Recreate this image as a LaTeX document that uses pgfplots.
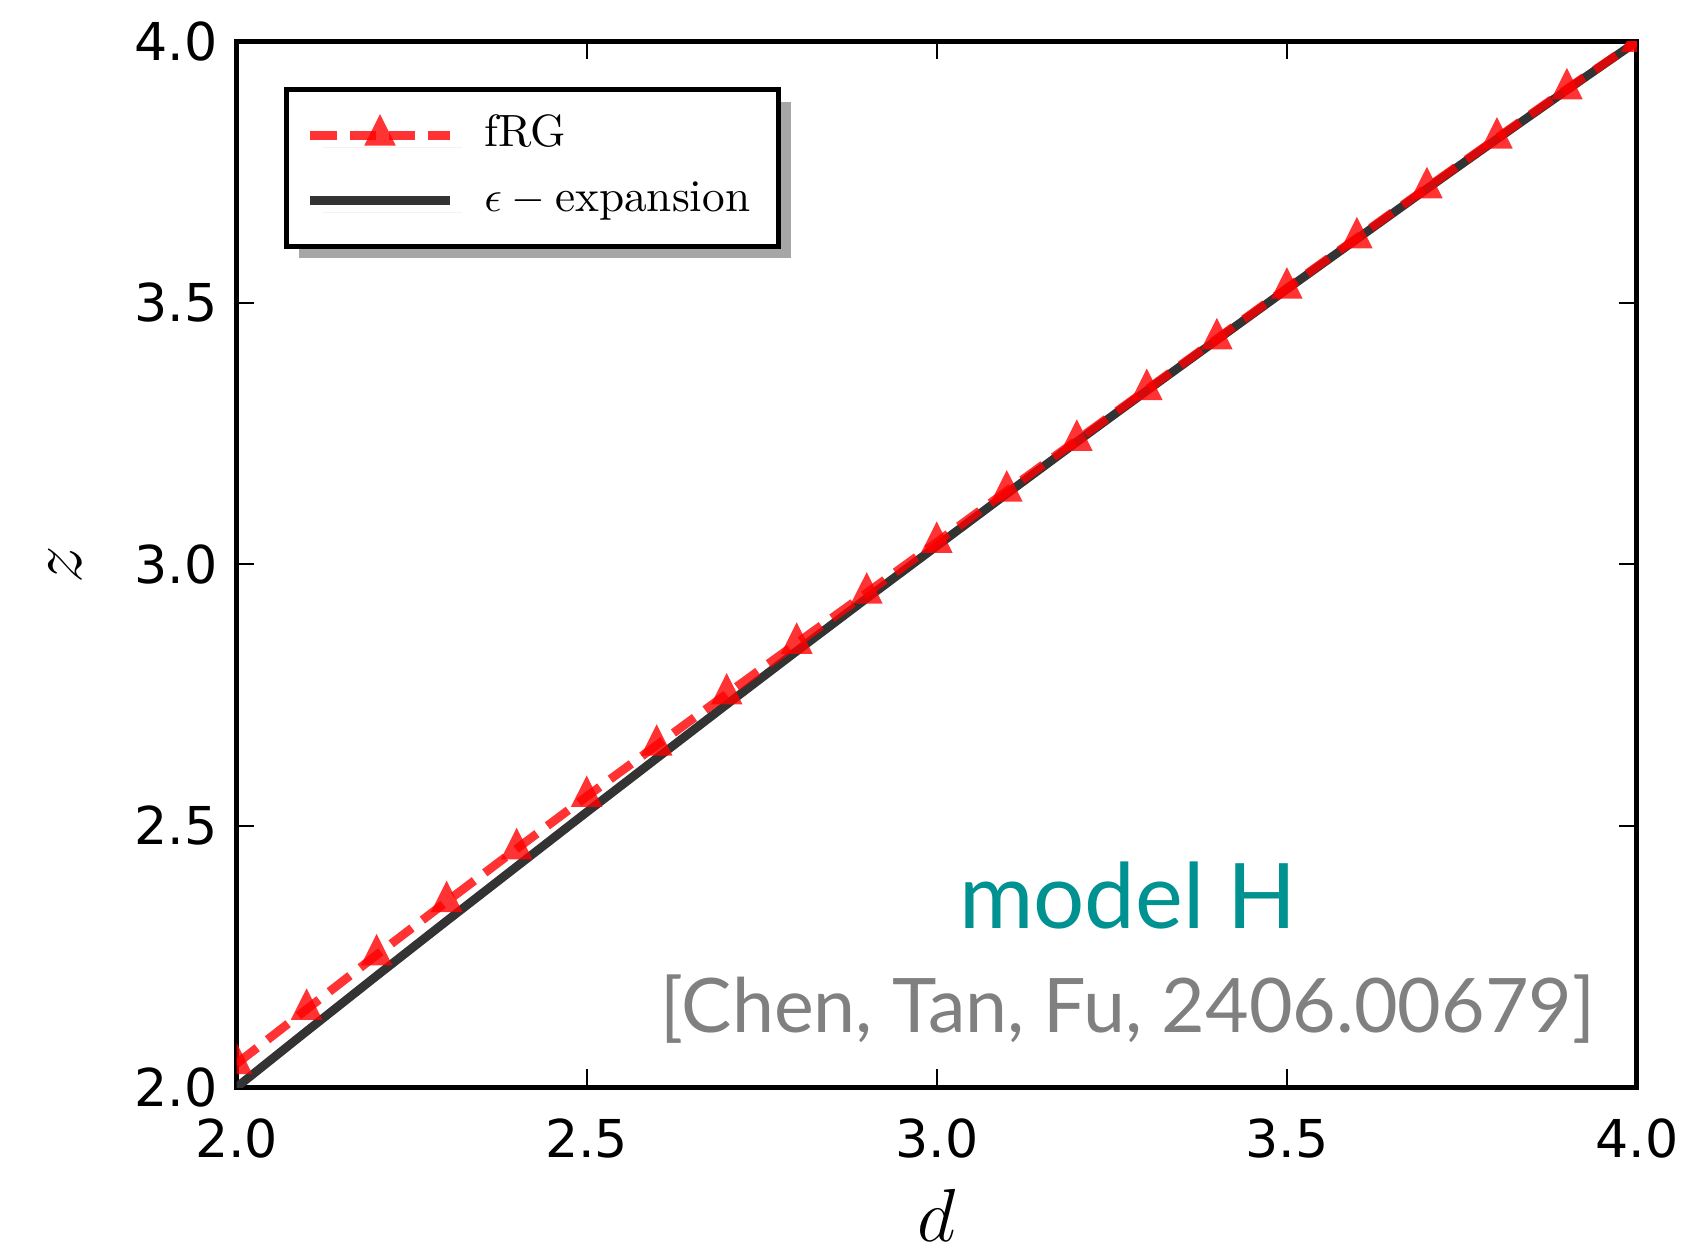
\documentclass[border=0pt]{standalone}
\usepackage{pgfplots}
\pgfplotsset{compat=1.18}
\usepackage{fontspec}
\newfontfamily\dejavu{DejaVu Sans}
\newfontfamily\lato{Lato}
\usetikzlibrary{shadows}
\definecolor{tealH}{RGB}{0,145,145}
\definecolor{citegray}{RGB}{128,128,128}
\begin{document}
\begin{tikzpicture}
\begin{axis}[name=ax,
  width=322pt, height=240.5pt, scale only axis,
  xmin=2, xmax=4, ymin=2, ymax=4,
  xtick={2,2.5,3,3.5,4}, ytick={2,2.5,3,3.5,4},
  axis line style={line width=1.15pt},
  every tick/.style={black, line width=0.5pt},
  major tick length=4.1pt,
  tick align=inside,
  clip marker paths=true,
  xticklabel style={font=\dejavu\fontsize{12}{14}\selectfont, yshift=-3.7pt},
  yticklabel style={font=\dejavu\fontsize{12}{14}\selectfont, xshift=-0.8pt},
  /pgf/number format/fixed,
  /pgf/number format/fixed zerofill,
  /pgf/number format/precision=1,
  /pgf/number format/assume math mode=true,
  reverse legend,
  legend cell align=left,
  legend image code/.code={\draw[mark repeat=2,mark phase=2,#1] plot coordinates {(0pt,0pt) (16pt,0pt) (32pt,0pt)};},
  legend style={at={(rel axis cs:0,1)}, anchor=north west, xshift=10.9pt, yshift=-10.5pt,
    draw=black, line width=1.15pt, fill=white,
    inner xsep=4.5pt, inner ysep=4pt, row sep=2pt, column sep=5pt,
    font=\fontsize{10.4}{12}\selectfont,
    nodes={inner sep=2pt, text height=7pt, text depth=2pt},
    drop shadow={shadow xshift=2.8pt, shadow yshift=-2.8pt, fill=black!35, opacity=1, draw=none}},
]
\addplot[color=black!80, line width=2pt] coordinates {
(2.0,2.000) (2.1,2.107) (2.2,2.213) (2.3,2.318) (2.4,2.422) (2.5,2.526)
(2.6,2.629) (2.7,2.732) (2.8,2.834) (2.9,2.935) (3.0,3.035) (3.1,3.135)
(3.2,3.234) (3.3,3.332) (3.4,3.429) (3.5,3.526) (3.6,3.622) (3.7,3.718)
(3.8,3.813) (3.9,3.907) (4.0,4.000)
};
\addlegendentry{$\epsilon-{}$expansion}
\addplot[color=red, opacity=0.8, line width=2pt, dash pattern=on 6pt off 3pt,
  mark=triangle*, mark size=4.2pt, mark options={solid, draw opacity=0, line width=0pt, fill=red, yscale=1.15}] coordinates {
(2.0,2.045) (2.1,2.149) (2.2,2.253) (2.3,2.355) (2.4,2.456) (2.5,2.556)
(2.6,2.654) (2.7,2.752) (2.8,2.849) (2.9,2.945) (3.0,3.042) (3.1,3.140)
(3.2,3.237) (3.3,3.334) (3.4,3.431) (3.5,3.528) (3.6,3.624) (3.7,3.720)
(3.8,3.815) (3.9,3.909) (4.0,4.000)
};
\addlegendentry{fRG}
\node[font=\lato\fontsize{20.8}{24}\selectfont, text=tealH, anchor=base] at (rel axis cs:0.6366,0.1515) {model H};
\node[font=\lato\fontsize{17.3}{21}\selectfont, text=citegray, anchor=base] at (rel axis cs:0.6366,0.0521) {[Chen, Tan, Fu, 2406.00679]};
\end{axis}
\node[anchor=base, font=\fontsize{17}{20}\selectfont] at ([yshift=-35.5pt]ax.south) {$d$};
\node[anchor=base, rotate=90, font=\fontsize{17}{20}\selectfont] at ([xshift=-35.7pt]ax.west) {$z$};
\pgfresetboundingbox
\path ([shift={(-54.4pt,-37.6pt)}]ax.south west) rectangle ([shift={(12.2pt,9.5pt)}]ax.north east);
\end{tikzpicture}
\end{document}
┄┄┄┄┄┄┄┄┄┄
## Written task
Return each line of the data, keeping its wording exact and omitting pictures.

## Task result
Recreate this image as a LaTeX document that uses pgfplots.
\documentclass[border=0pt]{standalone}
\usepackage{pgfplots}
\pgfplotsset{compat=1.18}
\usepackage{fontspec}
\newfontfamily\dejavu{DejaVu Sans}
\newfontfamily\lato{Lato}
\usetikzlibrary{shadows}
\definecolor{tealH}{RGB}{0,145,145}
\definecolor{citegray}{RGB}{128,128,128}
\begin{document}
\begin{tikzpicture}
\begin{axis}[name=ax,
  width=322pt, height=240.5pt, scale only axis,
  xmin=2, xmax=4, ymin=2, ymax=4,
  xtick={2,2.5,3,3.5,4}, ytick={2,2.5,3,3.5,4},
  axis line style={line width=1.15pt},
  every tick/.style={black, line width=0.5pt},
  major tick length=4.1pt,
  tick align=inside,
  clip marker paths=true,
  xticklabel style={font=\dejavu\fontsize{12}{14}\selectfont, yshift=-3.7pt},
  yticklabel style={font=\dejavu\fontsize{12}{14}\selectfont, xshift=-0.8pt},
  /pgf/number format/fixed,
  /pgf/number format/fixed zerofill,
  /pgf/number format/precision=1,
  /pgf/number format/assume math mode=true,
  reverse legend,
  legend cell align=left,
  legend image code/.code={\draw[mark repeat=2,mark phase=2,#1] plot coordinates {(0pt,0pt) (16pt,0pt) (32pt,0pt)};},
  legend style={at={(rel axis cs:0,1)}, anchor=north west, xshift=10.9pt, yshift=-10.5pt,
    draw=black, line width=1.15pt, fill=white,
    inner xsep=4.5pt, inner ysep=4pt, row sep=2pt, column sep=5pt,
    font=\fontsize{10.4}{12}\selectfont,
    nodes={inner sep=2pt, text height=7pt, text depth=2pt},
    drop shadow={shadow xshift=2.8pt, shadow yshift=-2.8pt, fill=black!35, opacity=1, draw=none}},
]
\addplot[color=black!80, line width=2pt] coordinates {
(2.0,2.000) (2.1,2.107) (2.2,2.213) (2.3,2.318) (2.4,2.422) (2.5,2.526)
(2.6,2.629) (2.7,2.732) (2.8,2.834) (2.9,2.935) (3.0,3.035) (3.1,3.135)
(3.2,3.234) (3.3,3.332) (3.4,3.429) (3.5,3.526) (3.6,3.622) (3.7,3.718)
(3.8,3.813) (3.9,3.907) (4.0,4.000)
};
\addlegendentry{$\epsilon-{}$expansion}
\addplot[color=red, opacity=0.8, line width=2pt, dash pattern=on 6pt off 3pt,
  mark=triangle*, mark size=4.2pt, mark options={solid, draw opacity=0, line width=0pt, fill=red, yscale=1.15}] coordinates {
(2.0,2.045) (2.1,2.149) (2.2,2.253) (2.3,2.355) (2.4,2.456) (2.5,2.556)
(2.6,2.654) (2.7,2.752) (2.8,2.849) (2.9,2.945) (3.0,3.042) (3.1,3.140)
(3.2,3.237) (3.3,3.334) (3.4,3.431) (3.5,3.528) (3.6,3.624) (3.7,3.720)
(3.8,3.815) (3.9,3.909) (4.0,4.000)
};
\addlegendentry{fRG}
\node[font=\lato\fontsize{20.8}{24}\selectfont, text=tealH, anchor=base] at (rel axis cs:0.6366,0.1515) {model H};
\node[font=\lato\fontsize{17.3}{21}\selectfont, text=citegray, anchor=base] at (rel axis cs:0.6366,0.0521) {[Chen, Tan, Fu, 2406.00679]};
\end{axis}
\node[anchor=base, font=\fontsize{17}{20}\selectfont] at ([yshift=-35.5pt]ax.south) {$d$};
\node[anchor=base, rotate=90, font=\fontsize{17}{20}\selectfont] at ([xshift=-35.7pt]ax.west) {$z$};
\pgfresetboundingbox
\path ([shift={(-54.4pt,-37.6pt)}]ax.south west) rectangle ([shift={(12.2pt,9.5pt)}]ax.north east);
\end{tikzpicture}
\end{document}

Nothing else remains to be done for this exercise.